How much software should it take to send a signal from an AoA vane to a trim motor?
The software that decide to activate the trim motors based on AoA might be trivial when analyzed alone.
But a large part of the software is about being able to detect faults, in communication interfaces, power supplies, lock stepping, voting between sensors, and many other things.
The system also have to select between: MCAS, Speed/MACH Trim, Two set of trim switches, Two set of yoke cutout switches, end stops, different speeds with flaps up/down etc.

Originally Posted by bill fly
I don't like the trim solution at all but if you go that route, a couple of relays and a timer would do.
No…
If you need a system where a runaway are “extremely improbable” then you need to look at failure modes at each component.
You need to look at each contact set and analyze what happens when it fails open or short.
You also need to look at wires running parallel to each other, where a double insulation fault could supply 28V to a wire after the two cut-out switches.
If you have redundancy, e.g. two relays in series, then you need diagnostic coverage to ensure the first fault is detected before the second fault occur.
If you have an analogue RC timer (like a 555) then you need to detect a capacitor changing value (E.g. electrolyte dryout). In my field of engineering the reliability have increased when mechanical safety relays, was replaced with SIL3 software.

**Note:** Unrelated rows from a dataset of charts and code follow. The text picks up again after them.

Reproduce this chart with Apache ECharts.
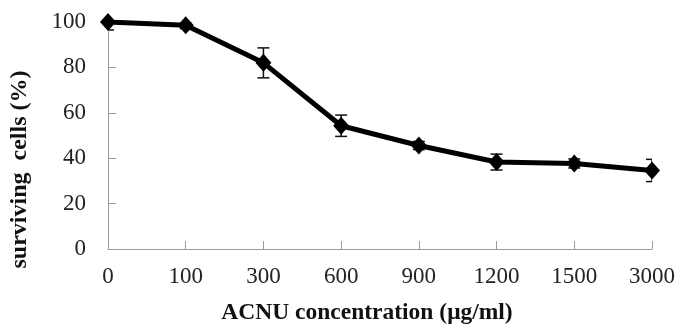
<!DOCTYPE html>
<html>
<head>
<meta charset="utf-8">
<script src="https://cdn.jsdelivr.net/npm/echarts@6/dist/echarts.min.js"></script>
<style>
  html, body { margin: 0; padding: 0; background: #fff; }
  #chart { width: 679px; height: 330px; }
</style>
</head>
<body>
<div id="chart"></div>
<script>
// ACNU dose levels (µg/ml)
const concentrations = ['0', '100', '300', '600', '900', '1200', '1500', '3000'];
// Mean surviving cells (%)
const survival = [100, 98.6, 82, 54.3, 45.6, 38.3, 37.7, 34.6];
// Standard deviation for each dose
const errors = [3.5, 1.5, 6.6, 4.7, 1.8, 3.5, 2.0, 4.9];
// Y axis range
const yMin = 0, yMax = 100, yStep = 20;

const serif = 'Liberation Serif';
const axisGray = '#9a9a9a';

const errorData = survival.map((v, i) => [i, v - errors[i], v + errors[i]]);

const chart = echarts.init(document.getElementById('chart'));
chart.setOption({
  animation: false,
  backgroundColor: '#fff',
  grid: { left: 107, right: 27, top: 22, bottom: 79 },
  xAxis: {
    type: 'category',
    data: concentrations,
    boundaryGap: false,
    name: 'ACNU concentration (μg/ml)',
    nameLocation: 'middle',
    nameGap: 52,
    nameTextStyle: { fontFamily: serif, fontWeight: 'bold', fontSize: 23.5, color: '#111', padding: [0, 26, 0, 0] },
    axisLine: { lineStyle: { color: axisGray, width: 1 } },
    axisTick: { inside: true, length: 8, lineStyle: { color: axisGray } },
    axisLabel: { fontFamily: serif, fontSize: 23, color: '#222', margin: 16 },
    splitLine: { show: false }
  },
  yAxis: {
    type: 'value',
    min: yMin, max: yMax, interval: yStep,
    name: 'surviving  cells (%)',
    nameLocation: 'middle',
    nameGap: 76,
    nameRotate: 90,
    nameTextStyle: { fontFamily: serif, fontWeight: 'bold', fontSize: 24, color: '#111', padding: [0, 68, 0, 0] },
    axisLine: { show: true, lineStyle: { color: axisGray, width: 1 } },
    axisTick: { show: true, inside: true, length: 8, lineStyle: { color: axisGray } },
    axisLabel: { fontFamily: serif, fontSize: 23, color: '#222', margin: 22 },
    splitLine: { show: false }
  },
  series: [
    {
      type: 'custom',
      clip: true,
      z: 3,
      data: errorData,
      renderItem: function (params, api) {
        const x = api.value(0);
        const lo = api.coord([x, api.value(1)]);
        const hi = api.coord([x, api.value(2)]);
        const w = 6;
        const style = { stroke: '#111', lineWidth: 1.5 };
        return {
          type: 'group',
          children: [
            { type: 'line', shape: { x1: lo[0], y1: lo[1], x2: hi[0], y2: hi[1] }, style },
            { type: 'line', shape: { x1: lo[0] - w, y1: lo[1], x2: lo[0] + w, y2: lo[1] }, style },
            { type: 'line', shape: { x1: hi[0] - w, y1: hi[1], x2: hi[0] + w, y2: hi[1] }, style }
          ]
        };
      }
    },
    {
      type: 'line',
      z: 4,
      data: survival,
      symbol: 'diamond',
      symbolSize: [16, 18],
      itemStyle: { color: '#000' },
      lineStyle: { color: '#000', width: 5 }
    }
  ]
});
</script>
</body>
</html>
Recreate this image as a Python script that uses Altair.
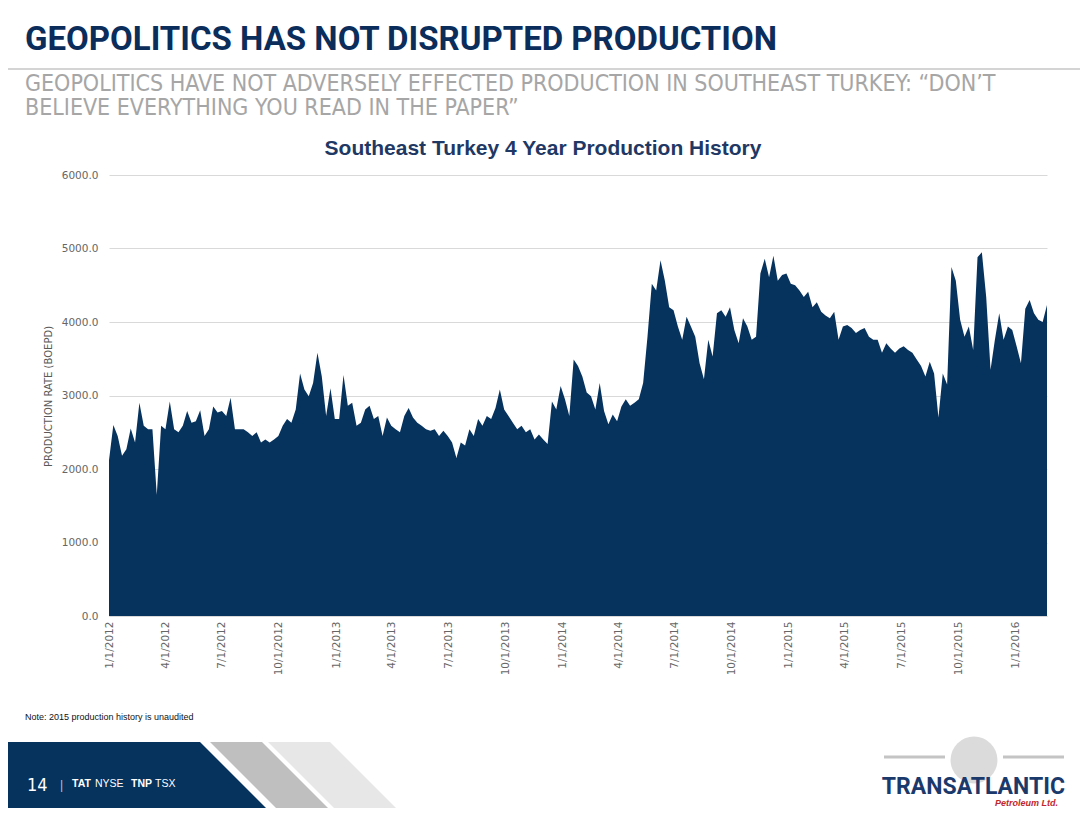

Originally Posted by bill fly
IGoing through the computer and writing software to it only complicates the procedure - as we see...
Designing safety related software, with full certification evidence is hard work.
The root-course of this ordeal is that the computers was designed to a lower reliability specification, on the condition a full trim runaway was manageable by the pilots. I.e. a runaway once in a while was not not an issue.
The reliability have to be increased many orders of magnitude when the responsibility for preventing a runaway is moved from the pilots, to the flight control system.